Ao que tudo indica, o Venerando Tribunal Supremo, nos termos do disposto no artigo 447.º fez o agravamento da pena, com base no disposto no despacho de pronúncia considerando “não sendo de dar como provada a atenuante extraordinária modificativa prevista no artigo 370.º, n.º 1 do Código Penal” (fls. 220 verso dos autos), passando, desta forma a pena de 2 (dois) anos para 18 (dezoito) anos.
Segunda excepção: Relativa ao recurso do Ministério Publico no caso em apreciação, verificou-se que o Ministério Público se limitou a pedir a mera reapreciação da sentença proferida pela 5.ª Secção da Sala Criminal do Tribunal Provincial de Luanda e, ao que tudo indica, por virtude da imposição legal prevista no § único do n.º 2 do artigo 647.º CPP.
O Acórdão recorrido refere que o Ministério Público junto do Venerando Tribunal Supremo manifestou o seu desacordo com a decisão da 1.ª instância, facto que, em conformidade com o n.º 2 do § 1º do artigo 667.º do CPP, permite afastar, excepcionalmente, o princípio geral da proibição da “reformatio in pejus”. A posição do Ministério Público deve ser, devidamente fundamentada e comunicada ao Recorrente para que este possa exercer o direito ao contraditório, constitucionalmente consagrado nos artigos 67.º, n.º 1, 72.º e 174.º, n.º 2 da CRA.

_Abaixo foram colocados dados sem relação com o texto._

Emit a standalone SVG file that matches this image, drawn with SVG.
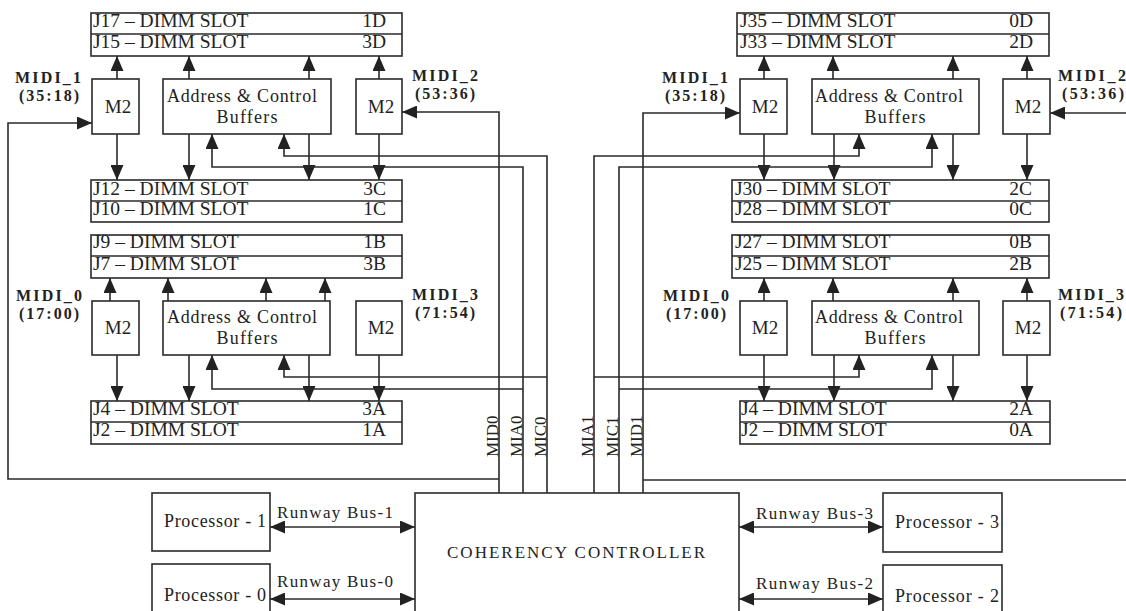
<svg xmlns="http://www.w3.org/2000/svg" width="1126" height="611" viewBox="0 0 1126 611">
<defs>
<marker id="ah" markerUnits="userSpaceOnUse" markerWidth="15" markerHeight="13" refX="15" refY="6.5" orient="auto-start-reverse" viewBox="0 0 15 13">
<path d="M0,0 L15,6.5 L0,13 z" fill="#222"/>
</marker>
<style>
.bx{fill:#fff;stroke:#2a2a2a;stroke-width:1.6}
.ln{fill:none;stroke:#2a2a2a;stroke-width:1.6}
.ar{fill:none;stroke:#2a2a2a;stroke-width:1.6;marker-end:url(#ah)}
.ar2{fill:none;stroke:#2a2a2a;stroke-width:1.6;marker-start:url(#ah);marker-end:url(#ah)}
.t{font-family:"Liberation Serif","Times New Roman",serif;fill:#222}
.sl{font-size:19.5px}
.m2{font-size:19px;text-anchor:middle}
.ac{font-size:18px;text-anchor:middle}
.lb{font-size:16px;font-weight:bold;text-anchor:middle}
.rt{font-size:17px}
.pr{font-size:18px}
</style>
</defs>
<rect width="1126" height="611" fill="#fff"/>

<!-- LEFT CLUSTER -->
<g id="dimm-left-D">
<rect class="bx" x="91" y="13" width="311" height="43"/>
<line class="ln" x1="91" y1="34" x2="402" y2="34"/>
<text class="t sl" x="93" y="27">J17 – DIMM SLOT</text>
<text class="t sl" x="386" y="27" text-anchor="end">1D</text>
<text class="t sl" x="93" y="48">J15 – DIMM SLOT</text>
<text class="t sl" x="386" y="48" text-anchor="end">3D</text>
</g>
<g id="m2-left-1">
<rect class="bx" x="92" y="79" width="47" height="55"/>
<text class="t m2" x="118" y="113">M2</text>
</g>
<g id="acb-left-top">
<rect class="bx" x="163" y="79" width="168" height="55"/>
<text class="t ac" x="242" y="102" textLength="150" lengthAdjust="spacing">Address &amp; Control</text>
<text class="t ac" x="247" y="123" textLength="61" lengthAdjust="spacing">Buffers</text>
</g>
<g id="m2-left-2">
<rect class="bx" x="356" y="79" width="46" height="55"/>
<text class="t m2" x="381" y="113">M2</text>
</g>
<g id="dimm-left-C">
<rect class="bx" x="91" y="180" width="311" height="42"/>
<line class="ln" x1="91" y1="201" x2="402" y2="201"/>
<text class="t sl" x="93" y="195">J12 – DIMM SLOT</text>
<text class="t sl" x="386" y="195" text-anchor="end">3C</text>
<text class="t sl" x="93" y="215">J10 – DIMM SLOT</text>
<text class="t sl" x="386" y="215" text-anchor="end">1C</text>
</g>
<g id="dimm-left-B">
<rect class="bx" x="91" y="235" width="311" height="43"/>
<line class="ln" x1="91" y1="256" x2="402" y2="256"/>
<text class="t sl" x="93" y="248">J9 – DIMM SLOT</text>
<text class="t sl" x="386" y="248" text-anchor="end">1B</text>
<text class="t sl" x="93" y="270">J7 – DIMM SLOT</text>
<text class="t sl" x="386" y="270" text-anchor="end">3B</text>
</g>
<g id="m2-left-0">
<rect class="bx" x="92" y="301" width="47" height="54"/>
<text class="t m2" x="118" y="334">M2</text>
</g>
<g id="acb-left-bottom">
<rect class="bx" x="163" y="301" width="167" height="54"/>
<text class="t ac" x="242" y="323" textLength="150" lengthAdjust="spacing">Address &amp; Control</text>
<text class="t ac" x="247" y="344" textLength="61" lengthAdjust="spacing">Buffers</text>
</g>
<g id="m2-left-3">
<rect class="bx" x="356" y="301" width="46" height="54"/>
<text class="t m2" x="381" y="334">M2</text>
</g>
<g id="dimm-left-A">
<rect class="bx" x="91" y="401" width="311" height="43"/>
<line class="ln" x1="91" y1="422" x2="402" y2="422"/>
<text class="t sl" x="93" y="415">J4 – DIMM SLOT</text>
<text class="t sl" x="386" y="415" text-anchor="end">3A</text>
<text class="t sl" x="93" y="436">J2 – DIMM SLOT</text>
<text class="t sl" x="386" y="436" text-anchor="end">1A</text>
</g>
<g id="labels-left">
<text class="t lb" x="48" y="83" textLength="66" lengthAdjust="spacing">MIDI_1</text>
<text class="t lb" x="49" y="101" textLength="60" lengthAdjust="spacing">(35:18)</text>
<text class="t lb" x="445" y="81" textLength="66" lengthAdjust="spacing">MIDI_2</text>
<text class="t lb" x="445" y="99" textLength="60" lengthAdjust="spacing">(53:36)</text>
<text class="t lb" x="49" y="301" textLength="66" lengthAdjust="spacing">MIDI_0</text>
<text class="t lb" x="49" y="319" textLength="60" lengthAdjust="spacing">(17:00)</text>
<text class="t lb" x="445" y="300" textLength="66" lengthAdjust="spacing">MIDI_3</text>
<text class="t lb" x="445" y="318" textLength="60" lengthAdjust="spacing">(71:54)</text>
</g>

<!-- RIGHT CLUSTER -->
<g id="dimm-right-D">
<rect class="bx" x="737" y="13" width="312" height="43"/>
<line class="ln" x1="737" y1="34" x2="1049" y2="34"/>
<text class="t sl" x="740" y="27">J35 – DIMM SLOT</text>
<text class="t sl" x="1033" y="27" text-anchor="end">0D</text>
<text class="t sl" x="740" y="48">J33 – DIMM SLOT</text>
<text class="t sl" x="1033" y="48" text-anchor="end">2D</text>
</g>
<g id="m2-right-1">
<rect class="bx" x="740" y="79" width="47" height="55"/>
<text class="t m2" x="765" y="113">M2</text>
</g>
<g id="acb-right-top">
<rect class="bx" x="812" y="79" width="167" height="55"/>
<text class="t ac" x="889" y="102" textLength="148" lengthAdjust="spacing">Address &amp; Control</text>
<text class="t ac" x="895" y="123" textLength="61" lengthAdjust="spacing">Buffers</text>
</g>
<g id="m2-right-2">
<rect class="bx" x="1003" y="79" width="47" height="55"/>
<text class="t m2" x="1028" y="113">M2</text>
</g>
<g id="dimm-right-C">
<rect class="bx" x="732" y="180" width="317" height="42"/>
<line class="ln" x1="732" y1="201" x2="1049" y2="201"/>
<text class="t sl" x="735" y="195">J30 – DIMM SLOT</text>
<text class="t sl" x="1032" y="195" text-anchor="end">2C</text>
<text class="t sl" x="735" y="215">J28 – DIMM SLOT</text>
<text class="t sl" x="1032" y="215" text-anchor="end">0C</text>
</g>
<g id="dimm-right-B">
<rect class="bx" x="732" y="235" width="317" height="43"/>
<line class="ln" x1="732" y1="256" x2="1049" y2="256"/>
<text class="t sl" x="735" y="248">J27 – DIMM SLOT</text>
<text class="t sl" x="1032" y="248" text-anchor="end">0B</text>
<text class="t sl" x="735" y="270">J25 – DIMM SLOT</text>
<text class="t sl" x="1032" y="270" text-anchor="end">2B</text>
</g>
<g id="m2-right-0">
<rect class="bx" x="740" y="301" width="47" height="54"/>
<text class="t m2" x="765" y="334">M2</text>
</g>
<g id="acb-right-bottom">
<rect class="bx" x="812" y="301" width="167" height="54"/>
<text class="t ac" x="889" y="323" textLength="148" lengthAdjust="spacing">Address &amp; Control</text>
<text class="t ac" x="895" y="344" textLength="61" lengthAdjust="spacing">Buffers</text>
</g>
<g id="m2-right-3">
<rect class="bx" x="1003" y="301" width="47" height="54"/>
<text class="t m2" x="1028" y="334">M2</text>
</g>
<g id="dimm-right-A">
<rect class="bx" x="740" y="401" width="310" height="43"/>
<line class="ln" x1="740" y1="422" x2="1050" y2="422"/>
<text class="t sl" x="741" y="415">J4 – DIMM SLOT</text>
<text class="t sl" x="1033" y="415" text-anchor="end">2A</text>
<text class="t sl" x="741" y="436">J2 – DIMM SLOT</text>
<text class="t sl" x="1033" y="436" text-anchor="end">0A</text>
</g>
<g id="labels-right">
<text class="t lb" x="695" y="83" textLength="66" lengthAdjust="spacing">MIDI_1</text>
<text class="t lb" x="695" y="101" textLength="60" lengthAdjust="spacing">(35:18)</text>
<text class="t lb" x="1092" y="81" textLength="68" lengthAdjust="spacing">MIDI_2</text>
<text class="t lb" x="1093" y="99" textLength="62" lengthAdjust="spacing">(53:36)</text>
<text class="t lb" x="696" y="301" textLength="66" lengthAdjust="spacing">MIDI_0</text>
<text class="t lb" x="696" y="319" textLength="60" lengthAdjust="spacing">(17:00)</text>
<text class="t lb" x="1091" y="300" textLength="66" lengthAdjust="spacing">MIDI_3</text>
<text class="t lb" x="1091" y="318" textLength="62" lengthAdjust="spacing">(71:54)</text>
</g>

<!-- BOTTOM -->
<g id="controller">
<rect class="bx" x="415" y="493" width="324" height="130"/>
<text class="t" x="447" y="558" font-size="17" textLength="258" lengthAdjust="spacing">COHERENCY CONTROLLER</text>
</g>
<g id="proc-1">
<rect class="bx" x="152" y="493" width="118" height="58"/>
<text class="t pr" x="164" y="527" textLength="102" lengthAdjust="spacing">Processor - 1</text>
</g>
<g id="proc-0">
<rect class="bx" x="152" y="564" width="118" height="60"/>
<text class="t pr" x="164" y="601" textLength="102" lengthAdjust="spacing">Processor - 0</text>
</g>
<g id="proc-3">
<rect class="bx" x="883" y="493" width="119" height="59"/>
<text class="t pr" x="895" y="528" textLength="104" lengthAdjust="spacing">Processor - 3</text>
</g>
<g id="proc-2">
<rect class="bx" x="883" y="565" width="119" height="60"/>
<text class="t pr" x="895" y="602" textLength="104" lengthAdjust="spacing">Processor - 2</text>
</g>

<g id="connectors">
<!-- left top cluster arrows -->
<path class="ar" d="M117,79 V56"/>
<path class="ar" d="M189,79 V56"/>
<path class="ar" d="M309,79 V56"/>
<path class="ar" d="M379,79 V56"/>
<path class="ar" d="M117,134 V180"/>
<path class="ar" d="M189,134 V180"/>
<path class="ar" d="M309,134 V180"/>
<path class="ar" d="M379,134 V180"/>
<path class="ar" d="M547,493 V156 H284 V134"/>
<path class="ar" d="M523,493 V167 H212 V134"/>
<path class="ar" d="M499,479 H8 V123 H92"/>
<path class="ar" d="M499,493 V112 H402"/>
<!-- left bottom cluster -->
<path class="ar" d="M110,301 V278"/>
<path class="ar" d="M168,301 V278"/>
<path class="ar" d="M266,301 V278"/>
<path class="ar" d="M325,301 V278"/>
<path class="ar" d="M117,355 V401"/>
<path class="ar" d="M189,355 V401"/>
<path class="ar" d="M309,355 V401"/>
<path class="ar" d="M379,355 V401"/>
<path class="ar" d="M547,377 H284 V355"/>
<path class="ar" d="M523,389 H212 V355"/>
<!-- right top cluster -->
<path class="ar" d="M764,79 V56"/>
<path class="ar" d="M833,79 V56"/>
<path class="ar" d="M953,79 V56"/>
<path class="ar" d="M1027,79 V56"/>
<path class="ar" d="M764,134 V180"/>
<path class="ar" d="M834,134 V180"/>
<path class="ar" d="M953,134 V180"/>
<path class="ar" d="M1027,134 V180"/>
<path class="ar" d="M594,493 V156 H859 V134"/>
<path class="ar" d="M619,493 V167 H932 V134"/>
<path class="ar" d="M643,493 V113 H740"/>
<path class="ln" d="M643,480 H1126"/>
<path class="ar" d="M1126,113 H1050"/>
<!-- right bottom cluster -->
<path class="ar" d="M764,301 V278"/>
<path class="ar" d="M833,301 V278"/>
<path class="ar" d="M953,301 V278"/>
<path class="ar" d="M1027,301 V278"/>
<path class="ar" d="M764,355 V401"/>
<path class="ar" d="M834,355 V401"/>
<path class="ar" d="M953,355 V401"/>
<path class="ar" d="M1027,355 V401"/>
<path class="ar" d="M594,377 H859 V355"/>
<path class="ar" d="M619,389 H932 V355"/>
<!-- runway buses -->
<path class="ar2" d="M270,527 H415"/>
<path class="ar2" d="M270,599 H415"/>
<path class="ar2" d="M739,527 H883"/>
<path class="ar2" d="M739,599 H883"/>
<text class="t rt" x="277" y="518" textLength="116" lengthAdjust="spacing">Runway Bus-1</text>
<text class="t rt" x="277" y="587" textLength="116" lengthAdjust="spacing">Runway Bus-0</text>
<text class="t rt" x="756" y="519" textLength="117" lengthAdjust="spacing">Runway Bus-3</text>
<text class="t rt" x="756" y="589" textLength="117" lengthAdjust="spacing">Runway Bus-2</text>
<!-- bus labels -->
<text class="t rt" transform="translate(497.5,457) rotate(-90)">MID0</text>
<text class="t rt" transform="translate(521.5,457) rotate(-90)">MIA0</text>
<text class="t rt" transform="translate(545.5,457) rotate(-90)">MIC0</text>
<text class="t rt" transform="translate(592.5,457) rotate(-90)">MIA1</text>
<text class="t rt" transform="translate(617.5,457) rotate(-90)">MIC1</text>
<text class="t rt" transform="translate(641.5,457) rotate(-90)">MID1</text>
</g>
</svg>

Não há, porém, no Acórdão recorrido elementos que indiquem o cumprimento desta imposição legal, o que não só configura violação ao princípio da legalidade, como igualmente violação do direito ao julgamento justo, neste se incluindo o direito ao contraditório e à ampla defesa.

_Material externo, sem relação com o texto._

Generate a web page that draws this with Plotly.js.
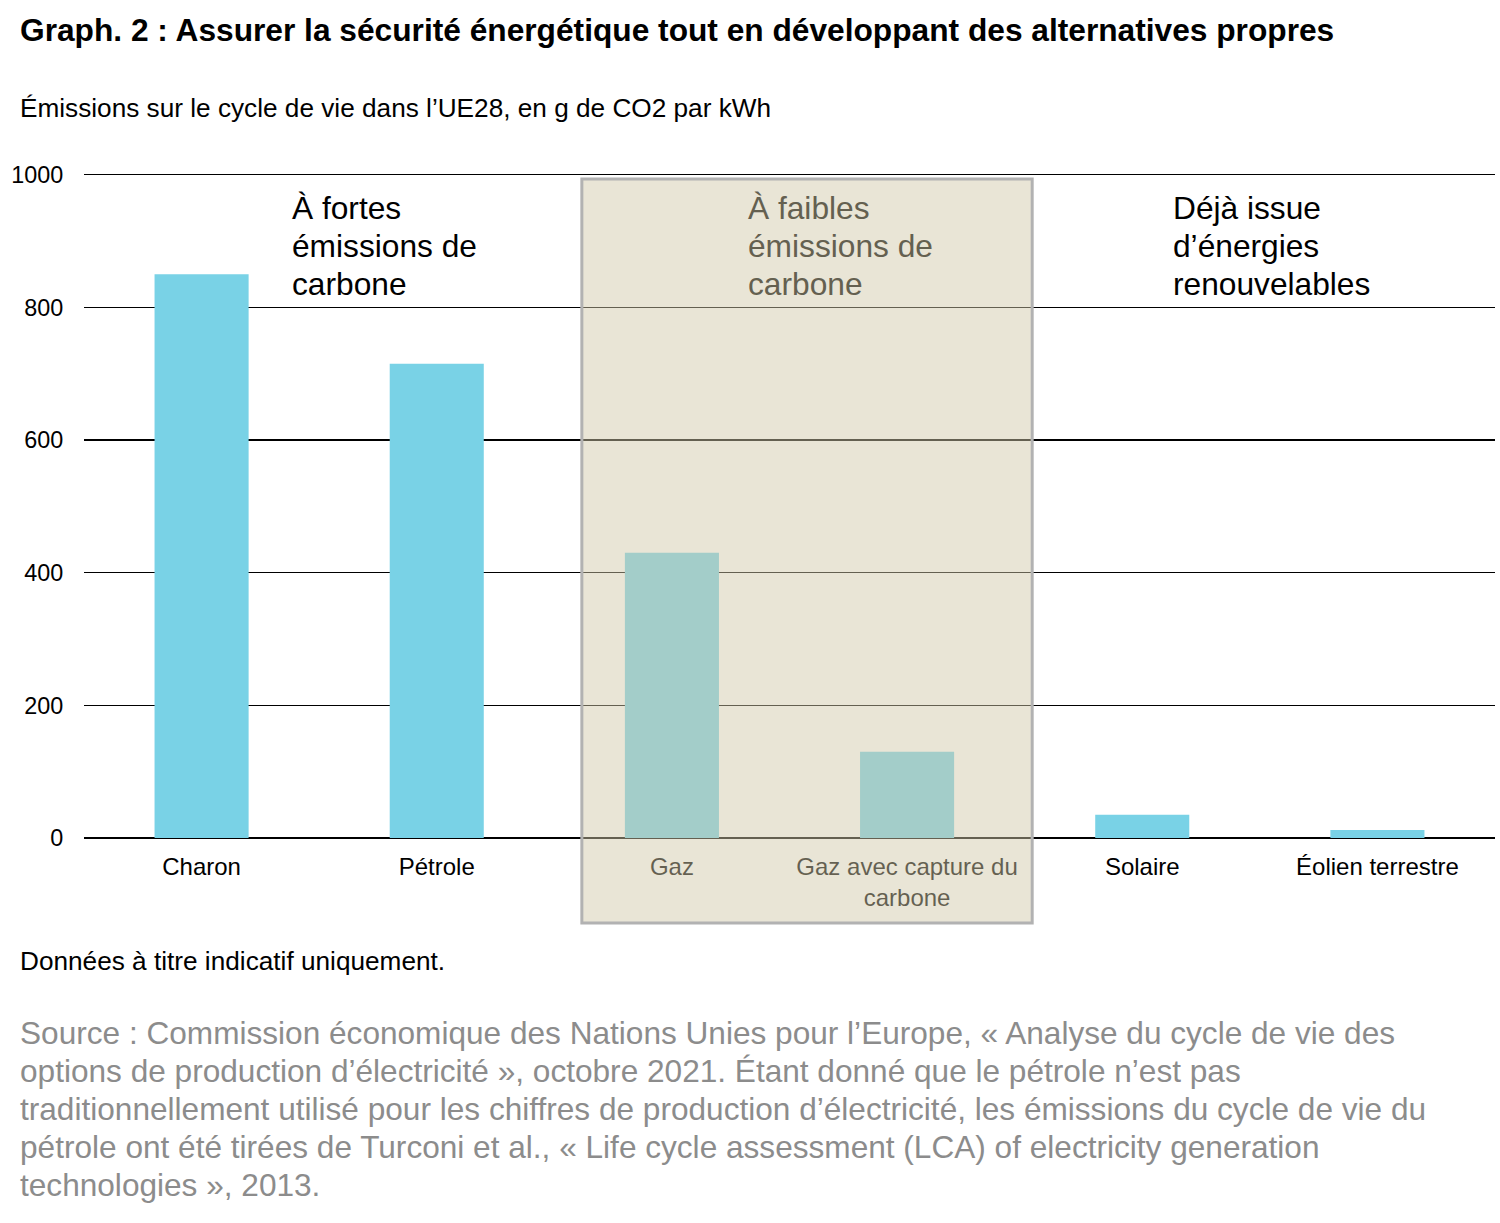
<!DOCTYPE html>
<html>
<head>
<meta charset="utf-8">
<script src="https://cdn.plot.ly/plotly-3.0.1.min.js"></script>
<style>
  body { margin: 0; background: #fff; }
  #graph { width: 1500px; height: 1223px; }
</style>
</head>
<body>
<div id="graph"></div>
<script>
// Données
const categories = ['Charon', 'Pétrole', 'Gaz', 'Gaz avec capture du<br>carbone', 'Solaire', 'Éolien terrestre'];
const emissions = [850, 715, 430, 130, 35, 12];
const yTicks = [0, 200, 400, 600, 800, 1000];

const groupeFortes = ['À fortes', 'émissions de', 'carbone'];
const groupeFaibles = ['À faibles', 'émissions de', 'carbone'];
const groupeRenouv = ['Déjà issue', 'd’énergies', 'renouvelables'];
const sousTitre = 'Émissions sur le cycle de vie dans l’UE28, en g de CO2 par kWh';
const note = 'Données à titre indicatif uniquement.';
const sourceLignes = [
    'Source : Commission économique des Nations Unies pour l’Europe, « Analyse du cycle de vie des',
    'options de production d’électricité », octobre 2021. Étant donné que le pétrole n’est pas',
    'traditionnellement utilisé pour les chiffres de production d’électricité, les émissions du cycle de vie du',
    'pétrole ont été tirées de Turconi et al., « Life cycle assessment (LCA) of electricity generation',
    'technologies », 2013.'
];

const police = 'Liberation Sans, Arial, sans-serif';

// conversion pixels -> coordonnées papier (zone de tracé 84..1495 x 172..838)
const px = x => (x - 84) / 1411;
const py = y => (838 - y) / 666;

// une annotation par ligne pour garder l'interligne d'origine
function lignes(textes, x, yPremiere, pas, taille, couleur) {
    return textes.map((t, i) => ({
        text: t,
        xref: 'paper', yref: 'paper',
        x: px(x), y: py(yPremiere + i * pas),
        xanchor: 'left', yanchor: 'middle', align: 'left',
        showarrow: false,
        font: { family: police, size: taille, color: couleur }
    }));
}

var barres = {
    x: categories,
    y: emissions,
    type: 'bar',
    marker: {color: '#79D2E6'},
    hoverinfo: 'x+y'
};

var annotations = [].concat(
    lignes([sousTitre], 18, 108, 0, 26.2, '#000'),
    lignes(groupeFortes, 290, 208, 38, 31.7, '#000'),
    lignes(groupeFaibles, 746, 208, 38, 31.7, '#646050'),
    lignes(groupeRenouv, 1171, 208, 38, 31.7, '#000'),
    lignes([note], 18, 961, 0, 26.2, '#000'),
    lignes(sourceLignes, 18, 1033, 38, 31.6, '#8C8C8C')
);

var layout = {
    width: 1500,
    height: 1223,
    margin: { l: 84, r: 5, t: 172, b: 385 },
    paper_bgcolor: '#fff',
    plot_bgcolor: '#fff',
    showlegend: false,
    bargap: 0.6,
    font: { family: police, color: '#000', size: 24 },
    title: {
        text: '<b>Graph. 2 : Assurer la sécurité énergétique tout en développant des alternatives propres</b>',
        font: { family: police, size: 31.7, color: '#000' },
        xref: 'container', x: 20 / 1500, xanchor: 'left',
        yref: 'container', y: 1 - 30 / 1223, yanchor: 'middle'
    },
    xaxis: {
        type: 'category',
        range: [-0.5, 5.5],
        showgrid: false,
        showline: false,
        zeroline: false,
        ticks: 'outside', ticklen: 7, tickcolor: 'rgba(0,0,0,0)',
        tickfont: { family: police, size: 24, color: '#000' }
    },
    yaxis: {
        // un peu de marge en haut pour que la ligne de 1000 soit tracée
        range: [0, 1004],
        tickvals: yTicks,
        ticktext: yTicks.map(String),
        showgrid: true,
        gridcolor: '#000',
        gridwidth: 1.5,
        zeroline: true,
        zerolinecolor: '#000',
        zerolinewidth: 1.5,
        showline: false,
        ticks: 'outside', ticklen: 15, tickcolor: 'rgba(0,0,0,0)',
        tickfont: { family: police, size: 23.4, color: '#000' }
    },
    shapes: [{
        // encadré "faibles émissions", semi-transparent par-dessus
        type: 'rect', layer: 'above',
        xref: 'x', yref: 'paper',
        x0: 1.617, x1: 3.532,
        y0: py(923), y1: py(179),
        fillcolor: 'rgba(209,200,169,0.48)',
        line: { color: '#B2B2B2', width: 3 }
    }],
    annotations: annotations
};

Plotly.newPlot('graph', [barres], layout, {displayModeBar: false, staticPlot: true});
</script>
</body>
</html>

Do que acima fica exposto resulta que, se por um lado, a modificação da medida de pena se sustenta na lei, por outro lado, o procedimento que dá lugar à aplicação excepcional da “reformatio in pejus” não foi observado, o que configuraria uma restrição ao direito ao contraditório e à ampla defesa do aqui Recorrente, direitos estes que, igualmente, se assumem como dimensões do direito ao julgamento justo e em conformidade com a lei e que, o Recorrente alega terem sido violados.

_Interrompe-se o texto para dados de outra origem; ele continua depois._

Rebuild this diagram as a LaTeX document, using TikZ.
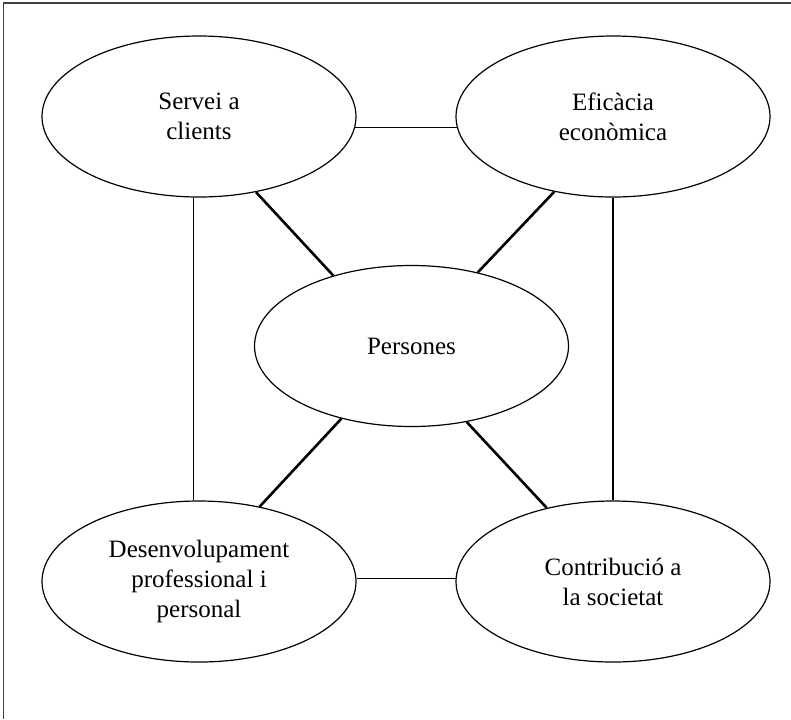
\documentclass[tikz,border=0pt]{standalone}
\usepackage{fontspec}
\setmainfont{Liberation Serif}
\usepackage{tikz}
\tikzstyle{el} = [ellipse, draw, line width=0.6pt, inner sep=0pt, minimum width=157pt, minimum height=80.5pt, align=center]
\tikzstyle{ln} = [draw, line width=0.55pt, black, -]
\tikzstyle{sp} = [draw, line width=1.3pt, black, -]
\usetikzlibrary{positioning,shapes.geometric}

\begin{document}
\begin{tikzpicture}[x=0.5pt, y=-0.5pt, node distance=232.5pt and 207pt, on grid]
  \tikzstyle{every node}=[font=\fontsize{12.5pt}{15pt}\selectfont]
  \useasboundingbox (0,0) rectangle (791,719);
  \draw[line width=0.7pt, black!75] (3.5,719) |- (791,3);

  \node[el] (pers) at (411.5,346) {Persones};
  \node[el] (serv) at (199,116.5) {Servei a\\clients};
  \node[el] (efic) [right=of serv] {Eficàcia\\econòmica};
  \node[el] (desv) [below=of serv] {Desenvolupament\\professional i\\personal};
  \node[el] (contr) [below=of efic] {Contribució a\\la societat};

  \draw[ln] (serv.-4) -- (efic.184);
  \draw[ln] (desv.1) -- (contr.179);
  \draw[ln] (serv.-94) -- (desv.94);
  \draw[ln] (efic.south) -- (contr.north);
  \draw[sp] (serv.-53) -- (pers.138);
  \draw[sp] (efic.-128) -- (pers.48);
  \draw[sp] (pers.226) -- (desv.51);
  \draw[sp] (pers.-54) -- (contr.132);
\end{tikzpicture}
\end{document}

O princípio da proibição da “reformatio in pejus” é tido, em si mesmo, como um princípio garantia do due process law e, consequentemente, está estritamente relacionado com o direito à defesa, em face da estrutura acusatória ou quase acusatória do processo penal angolano.
Por seu lado, a responsabilidade penal decorrente da punição do crime de homicídio visa proteger o bem jurídico vida, direito maior com dignidade constitucional.
O Acórdão recorrido, entretanto, não toma como base o recurso do Ministério Público pelo que não se está em presença de uma proibição da “reformatio in pejus”.
Em conclusão e no caso sub judice, a medida da pena aplicada, em sede do Tribunal ad quem, parece proporcional e adequada às circunstâncias do crime uma vez que o Venerando Tribunal Supremo se socorreu do disposto no parágrafo 1.º do artigo 667.º conjugado com o artigo 447.º, ambos do Código de Processo Penal (CPP), pelo que se conclui que não houve uma violação ao princípio penal de proibição da “reformatio in pejus”.
Por outro lado, verifica-se claramente que o recurso interposto não foi no exclusivo interesse da defesa, conforme disposto no corpo do artigo 667.º do CPP.
Diante de tudo acima exposto, conclui este Tribunal que não deve ser dado provimento ao recurso interposto.
DECIDINDO
Nestes termos,
Tudo visto e ponderado, acordam em Plenário os Juízes Conselheiros do Tribunal Constitucional, em:
Sem custas (artigo 15.º da Lei n.º 3/08, de 17 de Junho, Lei do Processo Constitucional).
Notifique.
Tribunal Constitucional, em Luanda, 11 de Dezembro de 2018.
OS JUÍZES CONSELHEIROS
Dr. Manuel Miguel da Costa Aragão (Presidente)
Dra. Guilhermina Prata (Vice-Presidente)
Dr. Américo Maria de Morais Garcia
Dr. António Carlos Pinto Caetano de Sousa
Dr. Carlos Magalhães
Dra. Josefa Antónia dos Santos Neto
Dra. Júlia de Fátima Leite da Silva Ferreira
Dr. Raul Carlos Vasques Araújo (Relator)
Dr. Simão de Sousa Victor (declarou-se impedido).